The SEC released its Dodd-Frank-mandated "Study on Enhancing Investment Adviser Examinations" late Wednesday, along with a very unusual statement, about the Study from SEC Commissioner Elisse B. Walter.
In what is most akin to a dissent opinion from a Member of the Supreme Court, Walter who is "quite disappointed," in the Study recommendations, has offered an additional voice from the SEC and insight into the defining paradox that the SEC finds itself in. It is being called upon to gear up to oversee and register many additional entities, and conduct many additional tasks, but the funding it receives has been cut from what was promised in Dodd-Frank. And this is political, not deficit-cutting.
Funding Cut From Authorized 2011 level
The SEC receives an annual appropriation from Congress that is a subset of the fees the SEC takes in and must hand over to the Treasury each year. In some years, the SEC receives hundreds of millions of dollars less in its appropriation from Congress than it takes in. Both Walter and Commissioner Luis A. Aguilar are on the record about the stranglehold lawmakers have on the agency when it comes to the funding issue. Other agencies such as the FDIC, etc., are "self-funded," meaning they keep the fees they take in from those they oversee. Not the SEC.
What makes the yearly congressional appropriation issue worse is that the SEC cannot make multiyear budget plans—for instance to upgrade technology or hire more examiners—if it doesn't know what its funding will be from year to year. "The fact that the Commission is not currently receiving the funding previously authorized in the budget is having very significant consequences for the Commission overall and for OCIE," says Walter (left) in her statement.

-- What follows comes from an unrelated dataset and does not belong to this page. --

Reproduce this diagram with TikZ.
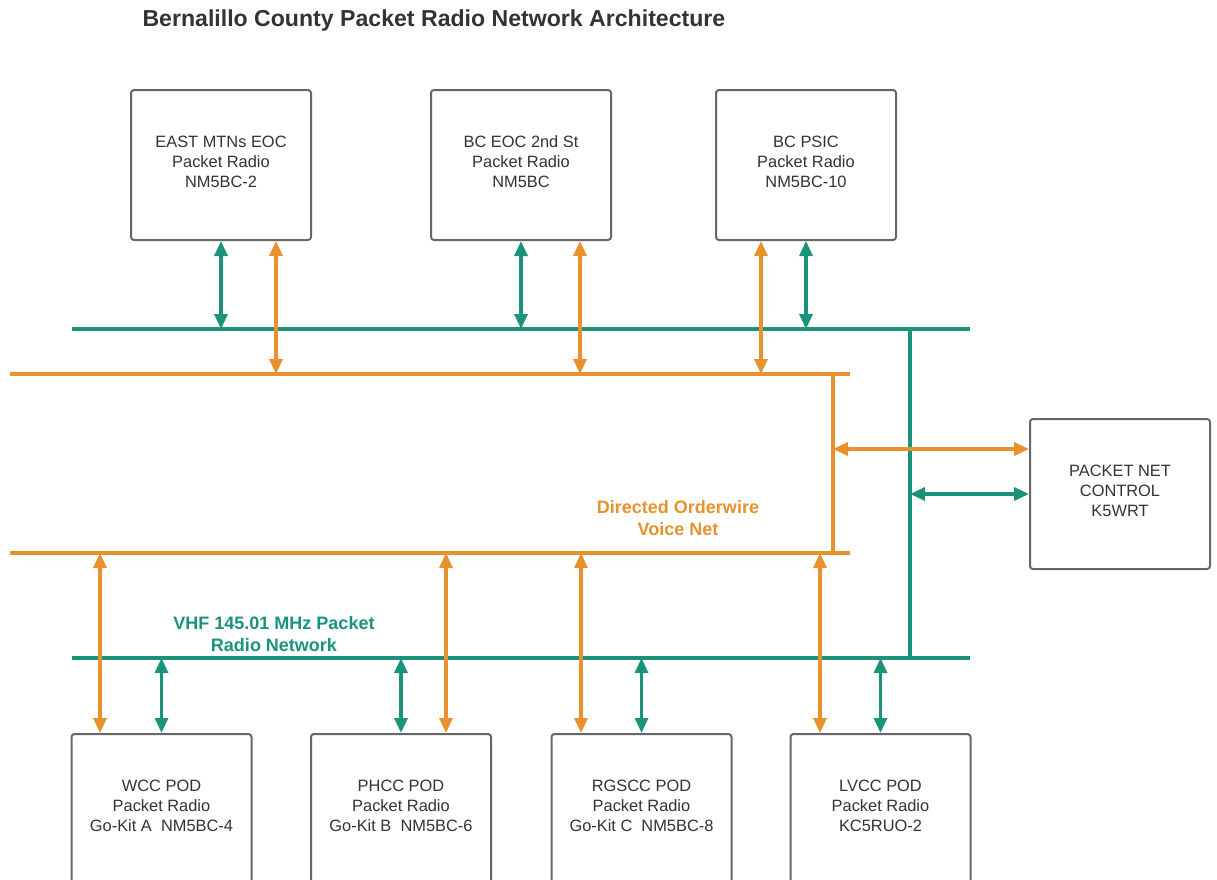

What's more—if the SEC were allowed to be "self-funded" this would not add a penny to the U.S. deficit or budget; the SEC already makes much more in fees than gets in its annual appropriation. What the annual congressional appropriation does is allow for Congress to starve the SEC of resources, allowing the flow of funding to be a proxy for the amount of regulation that the agency is able to perform. So the SEC becomes victim to whatever way political sentiment blows.
Action Required
While Dodd-Frank requires numerous implementations for the SEC: studies, rulemakings, reports — according to a SIFMA estimate, 124 "actions" as a result of Dodd-Frank—the millions of dollars in funding promised in that legislation to help the SEC conduct these actions has been withdrawn, as has the 2011 budget appropriation. The SEC is back to its 2010-level funding, at least through March, Walter notes.